Before you run the Lot Start process, you must set up supplier assignments. When assigning a supplier to an area, you assign the supplier to a trade code, such as framing, labor, plumbing, or electrical. Within an area, you also can assign a supplier to a specific community, phase, lot, and option. You can specify when a supplier is available through the use of effective and expiration dates. You can also use these date fields to perform historical analysis on supplier assignment records. You can also specify whether a supplier belongs to a national purchasing area, community, and phase. The National Purchasing functionality enables you to group suppliers into a higher purchasing level to facilitate a national commodity-based approach to procurement.

For bids that do not have preferred subcontractor, the Lot Start process first retrieves the trade code that is attached to the cost code. The Lot Start process uses this trade code to select the best-matched supplier and uses that supplier's price. If you enter 1 in the Assignment Status field, the supplier TBD functionality is eligible.

For takeoffs, the Lot Start process also retrieves the trade code that is attached to the cost code. When the system processes the cost code, it stores the trade code as category code 1. The Lot Start process selects the supplier that is associated with that trade code and uses that supplier's price.

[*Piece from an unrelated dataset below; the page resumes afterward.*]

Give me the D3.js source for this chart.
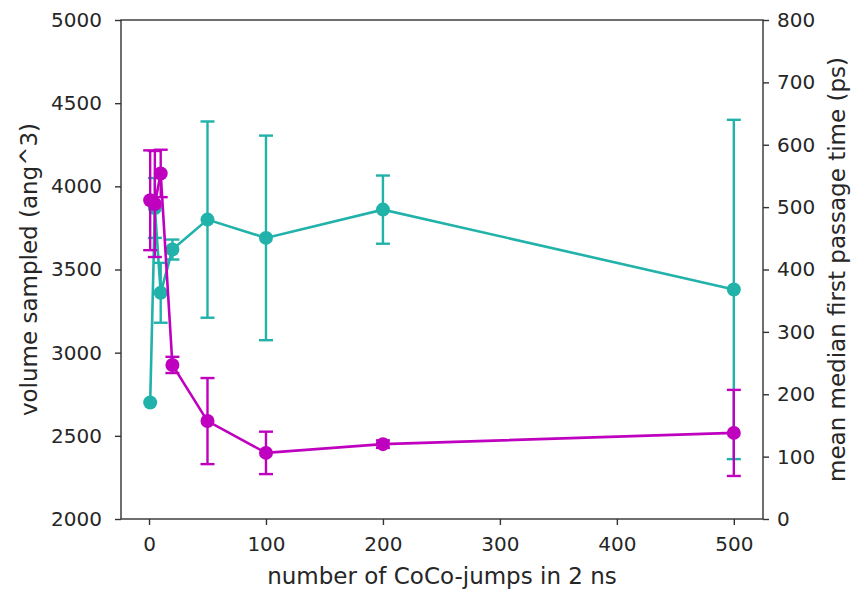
<!DOCTYPE html>
<html>
<head>
<meta charset="utf-8">
<script src="https://cdn.jsdelivr.net/npm/d3@7"></script>
<style>
  body { margin: 0; background: #fff; }
  svg text { font-family: "DejaVu Sans", sans-serif; fill: #262626; }
  .axis path, .axis line { stroke: #333; stroke-width: 1.4; }
</style>
</head>
<body>
<svg id="chart"></svg>
<script>
// CoCo-jumps: volume sampled (left axis) and mean first passage time (right axis)
const jumps = [1, 5, 10, 20, 50, 100, 200, 500];
const volume = [2700, 3870, 3360, 3620, 3800, 3690, 3860, 3380];
const volumeErr = [0, 180, 180, 60, 590, 615, 205, 1020];
const passage = [511, 505, 554, 247, 157, 106, 120, 138];
const passageErr = [80, 85, 38, 13, 69, 34, 6, 69];

const xTicks = [0, 100, 200, 300, 400, 500];
const yLeftTicks = [2000, 2500, 3000, 3500, 4000, 4500, 5000];
const yRightTicks = [0, 100, 200, 300, 400, 500, 600, 700, 800];

const width = 858;
const height = 591;
const margin = { left: 121, right: 95, top: 20, bottom: 72 };
const tickFont = "20px";
const labelFont = "23px";

const svg = d3.select("#chart")
  .attr("width", width)
  .attr("height", height);

// matplotlib style 5% padding on x
const x = d3.scaleLinear()
  .domain([-23.95, 524.95])
  .range([margin.left, width - margin.right]);

const yLeft = d3.scaleLinear()
  .domain([2000, 5000])
  .range([height - margin.bottom, margin.top]);

const yRight = d3.scaleLinear()
  .domain([0, 800])
  .range([height - margin.bottom, margin.top]);

const teal = "#21b2a9";
const magenta = "#bf00bf";

// frame
svg.append("rect")
  .attr("x", margin.left)
  .attr("y", margin.top)
  .attr("width", width - margin.left - margin.right)
  .attr("height", height - margin.top - margin.bottom)
  .attr("fill", "none")
  .attr("stroke", "#333")
  .attr("stroke-width", 1.4);

// axes
svg.append("g")
  .attr("class", "axis")
  .attr("transform", `translate(0,${height - margin.bottom})`)
  .call(d3.axisBottom(x).tickValues(xTicks).tickSize(6).tickPadding(12))
  .call(g => g.select(".domain").remove())
  .selectAll("text").style("font-size", tickFont);

svg.append("g")
  .attr("class", "axis")
  .attr("transform", `translate(${margin.left},0)`)
  .call(d3.axisLeft(yLeft).tickValues(yLeftTicks).tickFormat(d3.format("d")).tickSize(6).tickPadding(13))
  .call(g => g.select(".domain").remove())
  .selectAll("text").style("font-size", tickFont);

svg.append("g")
  .attr("class", "axis")
  .attr("transform", `translate(${width - margin.right},0)`)
  .call(d3.axisRight(yRight).tickValues(yRightTicks).tickSize(6).tickPadding(8))
  .call(g => g.select(".domain").remove())
  .selectAll("text").style("font-size", tickFont);

// axis labels
svg.append("text")
  .attr("x", (x.range()[0] + x.range()[1]) / 2)
  .attr("y", height - 7)
  .attr("text-anchor", "middle")
  .style("font-size", labelFont)
  .text("number of CoCo-jumps in 2 ns");

svg.append("text")
  .attr("transform", `translate(29,${(margin.top + height - margin.bottom) / 2}) rotate(-90)`)
  .attr("text-anchor", "middle")
  .attr("dy", "0.35em")
  .style("font-size", labelFont)
  .text("volume sampled (ang^3)");

svg.append("text")
  .attr("transform", `translate(837,${(margin.top + height - margin.bottom) / 2}) rotate(-90)`)
  .attr("text-anchor", "middle")
  .attr("dy", "0.35em")
  .style("font-size", labelFont)
  .text("mean median first passage time (ps)");

// draw one series with error bars
function drawSeries(vals, errs, yScale, color) {
  const pts = jumps.map((j, i) => ({ x: j, y: vals[i], e: errs[i] }));
  const g = svg.append("g");
  const cap = 7;

  const bars = g.selectAll(".err")
    .data(pts.filter(d => d.e > 0))
    .enter()
    .append("g")
    .attr("stroke", color)
    .attr("stroke-width", 2.4);

  bars.append("line")
    .attr("x1", d => x(d.x)).attr("x2", d => x(d.x))
    .attr("y1", d => yScale(d.y - d.e)).attr("y2", d => yScale(d.y + d.e));
  bars.append("line")
    .attr("x1", d => x(d.x) - cap).attr("x2", d => x(d.x) + cap)
    .attr("y1", d => yScale(d.y + d.e)).attr("y2", d => yScale(d.y + d.e));
  bars.append("line")
    .attr("x1", d => x(d.x) - cap).attr("x2", d => x(d.x) + cap)
    .attr("y1", d => yScale(d.y - d.e)).attr("y2", d => yScale(d.y - d.e));

  g.append("path")
    .datum(pts)
    .attr("fill", "none")
    .attr("stroke", color)
    .attr("stroke-width", 2.6)
    .attr("d", d3.line().x(d => x(d.x)).y(d => yScale(d.y)));

  g.selectAll("circle")
    .data(pts)
    .enter()
    .append("circle")
    .attr("cx", d => x(d.x))
    .attr("cy", d => yScale(d.y))
    .attr("r", 7)
    .attr("fill", color);
}

drawSeries(volume, volumeErr, yLeft, teal);
drawSeries(passage, passageErr, yRight, magenta);
</script>
</body>
</html>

If you enter 2 in the Assignment Status field, the supplier TBD functionality is enabled for takeoffs.

If the assignment status 2 is assigned to more than one supplier in a trade code community combination for takeoffs, then the system issues an error message.

If you assign multiple suppliers with the same trade code to the same community, phase, lot, and so on, the Lot Start process selects all bids and takeoffs from all of the suppliers.

The system stores supplier assignment information in the Vendor Assignment table (F44H604) and Vendor Assignment Workfile (F44H604W).